What you should do
Print the listing as it stands, omitting all images.

Data block
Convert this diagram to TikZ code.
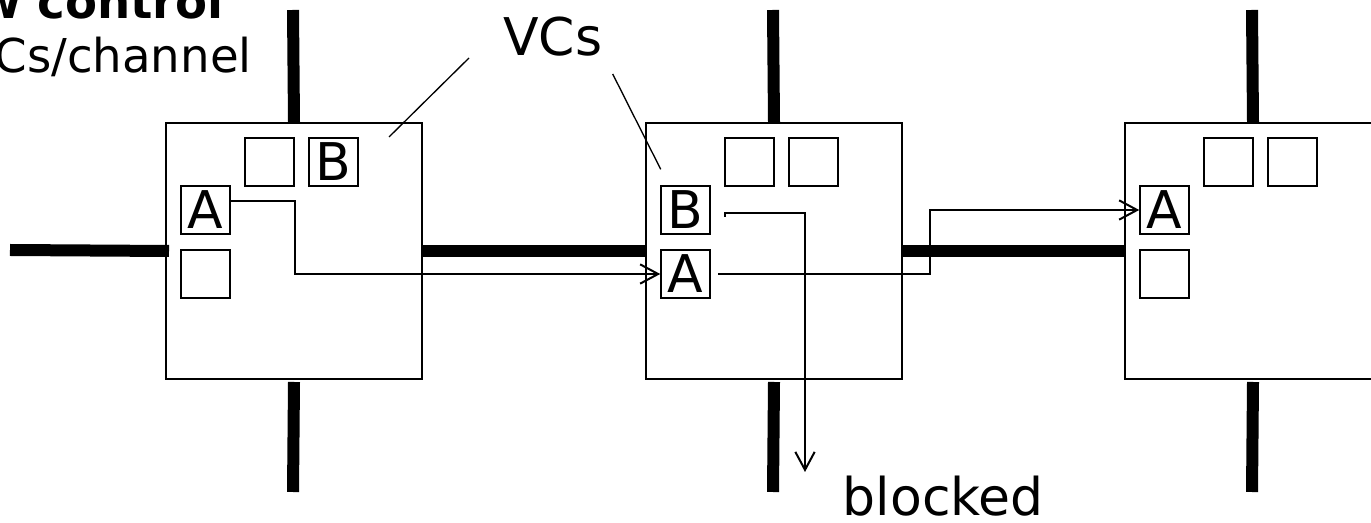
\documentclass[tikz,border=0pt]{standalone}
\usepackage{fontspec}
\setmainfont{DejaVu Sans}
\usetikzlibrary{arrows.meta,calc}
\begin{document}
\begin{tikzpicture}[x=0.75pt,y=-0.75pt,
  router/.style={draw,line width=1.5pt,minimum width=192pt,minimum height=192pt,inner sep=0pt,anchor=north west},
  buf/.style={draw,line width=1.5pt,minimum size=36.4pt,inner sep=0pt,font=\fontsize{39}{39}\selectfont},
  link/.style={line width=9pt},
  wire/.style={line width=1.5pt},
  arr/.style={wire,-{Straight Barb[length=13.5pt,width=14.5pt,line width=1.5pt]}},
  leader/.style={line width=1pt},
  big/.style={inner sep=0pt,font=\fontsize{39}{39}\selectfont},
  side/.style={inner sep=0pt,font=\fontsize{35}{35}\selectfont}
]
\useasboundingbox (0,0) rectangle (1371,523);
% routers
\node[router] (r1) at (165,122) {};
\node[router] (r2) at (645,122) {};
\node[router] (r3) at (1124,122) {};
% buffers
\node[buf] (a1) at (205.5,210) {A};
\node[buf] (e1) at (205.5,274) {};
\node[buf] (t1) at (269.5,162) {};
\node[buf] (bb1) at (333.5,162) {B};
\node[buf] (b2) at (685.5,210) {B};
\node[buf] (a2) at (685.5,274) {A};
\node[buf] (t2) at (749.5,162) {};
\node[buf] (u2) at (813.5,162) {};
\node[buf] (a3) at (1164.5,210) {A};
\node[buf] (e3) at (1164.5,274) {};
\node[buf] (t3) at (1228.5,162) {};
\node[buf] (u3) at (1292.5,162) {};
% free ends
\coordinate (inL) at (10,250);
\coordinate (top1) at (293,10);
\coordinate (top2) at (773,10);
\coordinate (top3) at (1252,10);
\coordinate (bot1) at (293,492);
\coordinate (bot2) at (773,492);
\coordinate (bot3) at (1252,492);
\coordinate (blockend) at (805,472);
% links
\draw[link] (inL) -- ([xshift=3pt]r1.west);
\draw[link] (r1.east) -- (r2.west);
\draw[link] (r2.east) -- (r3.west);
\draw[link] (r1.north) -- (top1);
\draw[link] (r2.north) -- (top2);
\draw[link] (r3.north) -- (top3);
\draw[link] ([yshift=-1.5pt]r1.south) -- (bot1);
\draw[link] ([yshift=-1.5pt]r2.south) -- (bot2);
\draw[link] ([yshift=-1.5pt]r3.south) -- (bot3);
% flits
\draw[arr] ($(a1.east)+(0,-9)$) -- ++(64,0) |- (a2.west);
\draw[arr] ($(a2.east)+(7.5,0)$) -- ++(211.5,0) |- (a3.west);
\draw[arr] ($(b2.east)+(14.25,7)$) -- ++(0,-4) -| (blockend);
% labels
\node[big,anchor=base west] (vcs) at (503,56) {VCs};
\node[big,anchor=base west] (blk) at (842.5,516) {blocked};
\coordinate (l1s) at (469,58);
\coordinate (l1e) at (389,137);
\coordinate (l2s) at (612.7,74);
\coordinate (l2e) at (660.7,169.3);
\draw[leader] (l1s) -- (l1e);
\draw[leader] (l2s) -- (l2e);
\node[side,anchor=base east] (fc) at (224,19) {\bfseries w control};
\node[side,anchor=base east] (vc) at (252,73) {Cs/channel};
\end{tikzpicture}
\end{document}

Written answer
Convert this diagram to TikZ code.
\documentclass[tikz,border=0pt]{standalone}
\usepackage{fontspec}
\setmainfont{DejaVu Sans}
\usetikzlibrary{arrows.meta,calc}
\begin{document}
\begin{tikzpicture}[x=0.75pt,y=-0.75pt,
  router/.style={draw,line width=1.5pt,minimum width=192pt,minimum height=192pt,inner sep=0pt,anchor=north west},
  buf/.style={draw,line width=1.5pt,minimum size=36.4pt,inner sep=0pt,font=\fontsize{39}{39}\selectfont},
  link/.style={line width=9pt},
  wire/.style={line width=1.5pt},
  arr/.style={wire,-{Straight Barb[length=13.5pt,width=14.5pt,line width=1.5pt]}},
  leader/.style={line width=1pt},
  big/.style={inner sep=0pt,font=\fontsize{39}{39}\selectfont},
  side/.style={inner sep=0pt,font=\fontsize{35}{35}\selectfont}
]
\useasboundingbox (0,0) rectangle (1371,523);
% routers
\node[router] (r1) at (165,122) {};
\node[router] (r2) at (645,122) {};
\node[router] (r3) at (1124,122) {};
% buffers
\node[buf] (a1) at (205.5,210) {A};
\node[buf] (e1) at (205.5,274) {};
\node[buf] (t1) at (269.5,162) {};
\node[buf] (bb1) at (333.5,162) {B};
\node[buf] (b2) at (685.5,210) {B};
\node[buf] (a2) at (685.5,274) {A};
\node[buf] (t2) at (749.5,162) {};
\node[buf] (u2) at (813.5,162) {};
\node[buf] (a3) at (1164.5,210) {A};
\node[buf] (e3) at (1164.5,274) {};
\node[buf] (t3) at (1228.5,162) {};
\node[buf] (u3) at (1292.5,162) {};
% free ends
\coordinate (inL) at (10,250);
\coordinate (top1) at (293,10);
\coordinate (top2) at (773,10);
\coordinate (top3) at (1252,10);
\coordinate (bot1) at (293,492);
\coordinate (bot2) at (773,492);
\coordinate (bot3) at (1252,492);
\coordinate (blockend) at (805,472);
% links
\draw[link] (inL) -- ([xshift=3pt]r1.west);
\draw[link] (r1.east) -- (r2.west);
\draw[link] (r2.east) -- (r3.west);
\draw[link] (r1.north) -- (top1);
\draw[link] (r2.north) -- (top2);
\draw[link] (r3.north) -- (top3);
\draw[link] ([yshift=-1.5pt]r1.south) -- (bot1);
\draw[link] ([yshift=-1.5pt]r2.south) -- (bot2);
\draw[link] ([yshift=-1.5pt]r3.south) -- (bot3);
% flits
\draw[arr] ($(a1.east)+(0,-9)$) -- ++(64,0) |- (a2.west);
\draw[arr] ($(a2.east)+(7.5,0)$) -- ++(211.5,0) |- (a3.west);
\draw[arr] ($(b2.east)+(14.25,7)$) -- ++(0,-4) -| (blockend);
% labels
\node[big,anchor=base west] (vcs) at (503,56) {VCs};
\node[big,anchor=base west] (blk) at (842.5,516) {blocked};
\coordinate (l1s) at (469,58);
\coordinate (l1e) at (389,137);
\coordinate (l2s) at (612.7,74);
\coordinate (l2e) at (660.7,169.3);
\draw[leader] (l1s) -- (l1e);
\draw[leader] (l2s) -- (l2e);
\node[side,anchor=base east] (fc) at (224,19) {\bfseries w control};
\node[side,anchor=base east] (vc) at (252,73) {Cs/channel};
\end{tikzpicture}
\end{document}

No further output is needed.